> Written exercise:
Print the full listing exactly.

> Supplied information:
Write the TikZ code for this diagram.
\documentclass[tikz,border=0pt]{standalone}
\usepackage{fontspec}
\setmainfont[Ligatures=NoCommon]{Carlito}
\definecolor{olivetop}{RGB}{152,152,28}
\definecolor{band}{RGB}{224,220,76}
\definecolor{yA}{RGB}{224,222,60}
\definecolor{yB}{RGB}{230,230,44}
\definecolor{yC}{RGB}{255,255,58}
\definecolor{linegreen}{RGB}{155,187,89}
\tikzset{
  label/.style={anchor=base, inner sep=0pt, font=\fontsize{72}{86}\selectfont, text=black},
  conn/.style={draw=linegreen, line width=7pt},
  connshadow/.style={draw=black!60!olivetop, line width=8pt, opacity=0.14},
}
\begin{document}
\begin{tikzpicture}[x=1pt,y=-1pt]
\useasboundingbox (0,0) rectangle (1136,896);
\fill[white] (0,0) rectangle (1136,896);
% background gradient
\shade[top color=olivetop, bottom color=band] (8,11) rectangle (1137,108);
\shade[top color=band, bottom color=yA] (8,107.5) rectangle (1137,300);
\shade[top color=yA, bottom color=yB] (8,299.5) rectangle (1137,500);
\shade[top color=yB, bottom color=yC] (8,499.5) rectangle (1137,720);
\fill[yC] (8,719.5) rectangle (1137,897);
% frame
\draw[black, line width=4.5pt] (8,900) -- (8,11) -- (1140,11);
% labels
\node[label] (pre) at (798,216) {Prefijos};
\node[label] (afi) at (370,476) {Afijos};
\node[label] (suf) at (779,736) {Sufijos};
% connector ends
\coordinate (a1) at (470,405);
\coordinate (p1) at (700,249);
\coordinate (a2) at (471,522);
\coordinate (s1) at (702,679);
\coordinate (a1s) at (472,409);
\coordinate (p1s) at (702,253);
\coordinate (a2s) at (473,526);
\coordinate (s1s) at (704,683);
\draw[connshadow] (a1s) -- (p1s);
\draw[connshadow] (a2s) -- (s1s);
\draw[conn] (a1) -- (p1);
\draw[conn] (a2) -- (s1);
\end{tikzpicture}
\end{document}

> Task output:
Write the TikZ code for this diagram.
\documentclass[tikz,border=0pt]{standalone}
\usepackage{fontspec}
\setmainfont[Ligatures=NoCommon]{Carlito}
\definecolor{olivetop}{RGB}{152,152,28}
\definecolor{band}{RGB}{224,220,76}
\definecolor{yA}{RGB}{224,222,60}
\definecolor{yB}{RGB}{230,230,44}
\definecolor{yC}{RGB}{255,255,58}
\definecolor{linegreen}{RGB}{155,187,89}
\tikzset{
  label/.style={anchor=base, inner sep=0pt, font=\fontsize{72}{86}\selectfont, text=black},
  conn/.style={draw=linegreen, line width=7pt},
  connshadow/.style={draw=black!60!olivetop, line width=8pt, opacity=0.14},
}
\begin{document}
\begin{tikzpicture}[x=1pt,y=-1pt]
\useasboundingbox (0,0) rectangle (1136,896);
\fill[white] (0,0) rectangle (1136,896);
% background gradient
\shade[top color=olivetop, bottom color=band] (8,11) rectangle (1137,108);
\shade[top color=band, bottom color=yA] (8,107.5) rectangle (1137,300);
\shade[top color=yA, bottom color=yB] (8,299.5) rectangle (1137,500);
\shade[top color=yB, bottom color=yC] (8,499.5) rectangle (1137,720);
\fill[yC] (8,719.5) rectangle (1137,897);
% frame
\draw[black, line width=4.5pt] (8,900) -- (8,11) -- (1140,11);
% labels
\node[label] (pre) at (798,216) {Prefijos};
\node[label] (afi) at (370,476) {Afijos};
\node[label] (suf) at (779,736) {Sufijos};
% connector ends
\coordinate (a1) at (470,405);
\coordinate (p1) at (700,249);
\coordinate (a2) at (471,522);
\coordinate (s1) at (702,679);
\coordinate (a1s) at (472,409);
\coordinate (p1s) at (702,253);
\coordinate (a2s) at (473,526);
\coordinate (s1s) at (704,683);
\draw[connshadow] (a1s) -- (p1s);
\draw[connshadow] (a2s) -- (s1s);
\draw[conn] (a1) -- (p1);
\draw[conn] (a2) -- (s1);
\end{tikzpicture}
\end{document}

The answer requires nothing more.